Related to these senses of the word is the noun diddybopper—"one who diddybops; (hence) a young street hoodlum"—which Lighter finds in print as early as 1958. Meanwhile, a second meaning of diddybop/dittybop as a noun was emerging:

diddybop or dittybop n. 1. Esp. Black E[nglish] a foolish or worthless person; a nobody; (also) a juvenile delinquent. Also diddlebop. [Examples dating to 1958 omitted.] 2. Black E[nglish] "a style of walking ... accomplished by exaggerating the normal roll and swing of hips, shoulders, and arms, and locking one knee." [Examples dating to 1964 omitted.]

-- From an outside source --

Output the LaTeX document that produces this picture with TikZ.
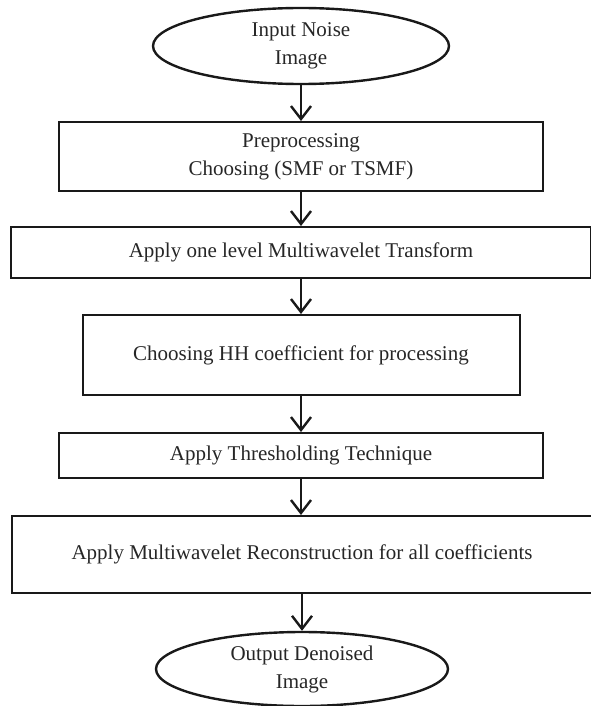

Yet another meaning of diddybop/dittybop as a verb emerged in the late 1980s:

... Black E[nglish] to keep time to music, esp. jazz or rock and roll, by gesturing and moving the body rhythmically. [Examples dating to 1987 omitted.]

Though this sense of the term arose comparatively recently, it seems remarkably close to the originally bebop sense of "diddly bop! diddly bop!" that Lighter notes in the first block quote above.

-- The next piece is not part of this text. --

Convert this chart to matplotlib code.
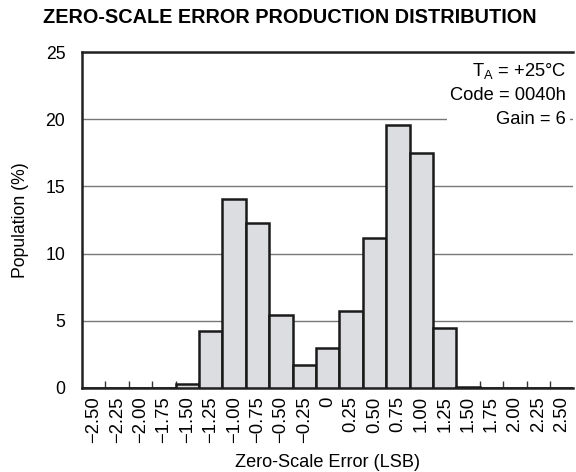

And finally Lighter has this entry for diddybop as an adjective:

diddybop adj. Esp. Black E[nglish] offensive or foolish.—used prenominally. [Cited examples:] 1969 Current Slang I & II 25: Diddy-bop, adj. Ugly.—College females, New York. 1972 N.Y.C. grocery clerk, age *ca*25: They ain't payin' you to walk around wearin' that diddybop hat on your head.

It's interesting to compare this disparaging sense of diddybop with David Bowie's use of bipperty-bopperty in his 1971 song "Queen Bitch":

She's so swishy in her satin and tat/ In her frock coat and bipperty-bopperty hat/ Oh God, I could do better than that!

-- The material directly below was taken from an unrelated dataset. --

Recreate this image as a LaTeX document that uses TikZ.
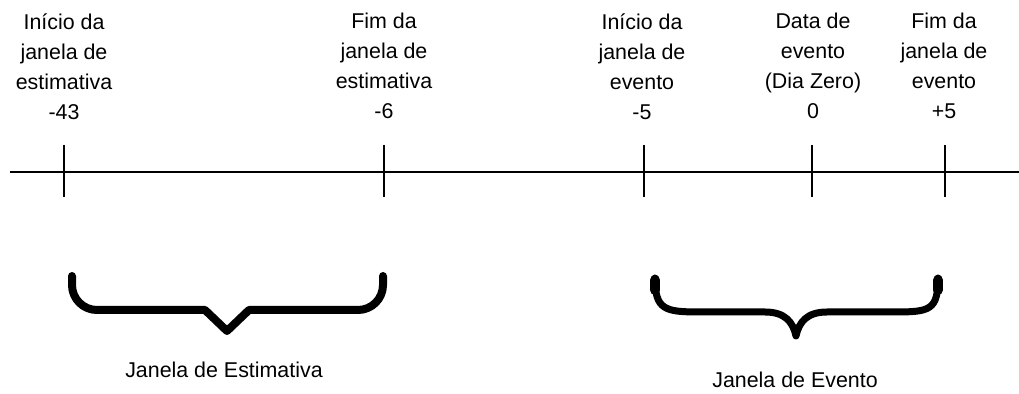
\documentclass[tikz,border=0pt]{standalone}
\usepackage{fontspec}
\setmainfont{Liberation Sans}
\begin{document}
\begin{tikzpicture}[x=0.5pt,y=-0.5pt,
    lbl/.style={align=center,inner sep=0pt,anchor=north,
        font=\fontsize{10.7}{15}\selectfont},
    axis/.style={line width=1pt},
    brace/.style={line width=4pt,line cap=round,line join=round}]
    \useasboundingbox (0,0) rectangle (1019,394);
    % time axis
    \coordinate (axl) at (10,172);
    \coordinate (axr) at (1019,172);
    \draw[axis] (axl) -- (axr);
    \foreach \n/\x in {a/64,b/384,c/644,d/812,e/945}{
        \coordinate (t\n) at (\x,172);
        \draw[axis] (\x,145) -- (\x,197);
    }
    % labels over the ticks
    \node[lbl] (la) at (64,13) {Início da\\janela de\\estimativa\\-43};
    \node[lbl] (lb) at (384,13) {Fim da\\janela de\\estimativa\\-6};
    \node[lbl] (lc) at (642,13) {Início da\\janela de\\evento\\-5};
    \node[lbl] (ld) at (813,13) {Data de\\evento\\(Dia Zero)\\0};
    \node[lbl] (le) at (944,13) {Fim da\\janela de\\evento\\+5};
    % estimation window
    \draw[brace] (72,276) -- (72,285) arc (180:90:25) -- (205,310)
        -- (227,331) -- (249,310) -- (358,310) arc (90:0:25) -- (383,276);
    \node[lbl,anchor=base] (we) at (224,378) {Janela de Estimativa};
    % event window
    \draw[brace,line width=3.5pt] (655,278) .. controls (655,310) and (665,312) .. (700,312)
        -- (765,312) .. controls (785,312) and (793,322) .. (796,336)
        .. controls (799,322) and (807,312) .. (827,312) -- (895,312)
        .. controls (930,312) and (938,310) .. (938,278);
    \draw[brace,line width=5pt] (655,280) -- (655,290);
    \draw[brace,line width=5pt] (938,280) -- (938,290);
    \node[lbl,anchor=base] (wv) at (795,388) {Janela de Evento};
\end{tikzpicture}
\end{document}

Clarence Major, Juba to Jive: A Dictionary of African-American Slang (1994) has this brief but precise entry for dittybop:

Dittybop n. (1960s) a young person who crudely and foolishly displays hip mannerisms that are out of key with his or her personality

Robert Chapman & Barbara Kipfer, Dictionary of American Slang, third edition (1995) has this for dittybop and dittybopper:

dittybop or dittybob or diddybop 1 n black by 1950s A stupid person, esp a crude and unsophisticated black person 2 modifier: ... the diddybop image of JJ—Amsterdam News 3 v by 1980s To move, sway, etc. to music: =BOP: A young man with earphones on his head... was ditty bopping in front of Saks—New York Magazine

dittybopper or diddybopper black by 1980s 1 n A person who dittybops 2 n A pretentious or pompous black person, esp one who aspires to enter the mainstream white culture 3 n =DITTYBOP

Chapman & Kipfer's take on diddlybop difffers significantly from Lighter's:

diddlybop 1960s students 1 v To waste time; idle 2 v To do something pleasant and exciting 3 n: They had a nice diddlybop at Gino's after work


Given that the online slang dictionary cited in the poster's question defines diddy bop as "cool," we have multiple ways to interpret the meaning of dittybop in Billy Joel's "Keeping the Faith" (which was released in 1983). Since the speaker in Joel's song uses "dittybop" to describe his own fashion choice in eyewear, we can safely discard the disparaging meanings "offensive," "foolish," "ugly," and "pseudo-hip." More likely, the intended meaning is something like "characteristic of a hipster who walks with a swagger or a rhythmic sway." If so, "dittybop shades" are simply sunglasses that a hipster or street-cool guy of the relevant era would wear. (Because the song is retrospective, the era in question is probably the middle to late 1960s, not 1983. Joel was born in 1949.)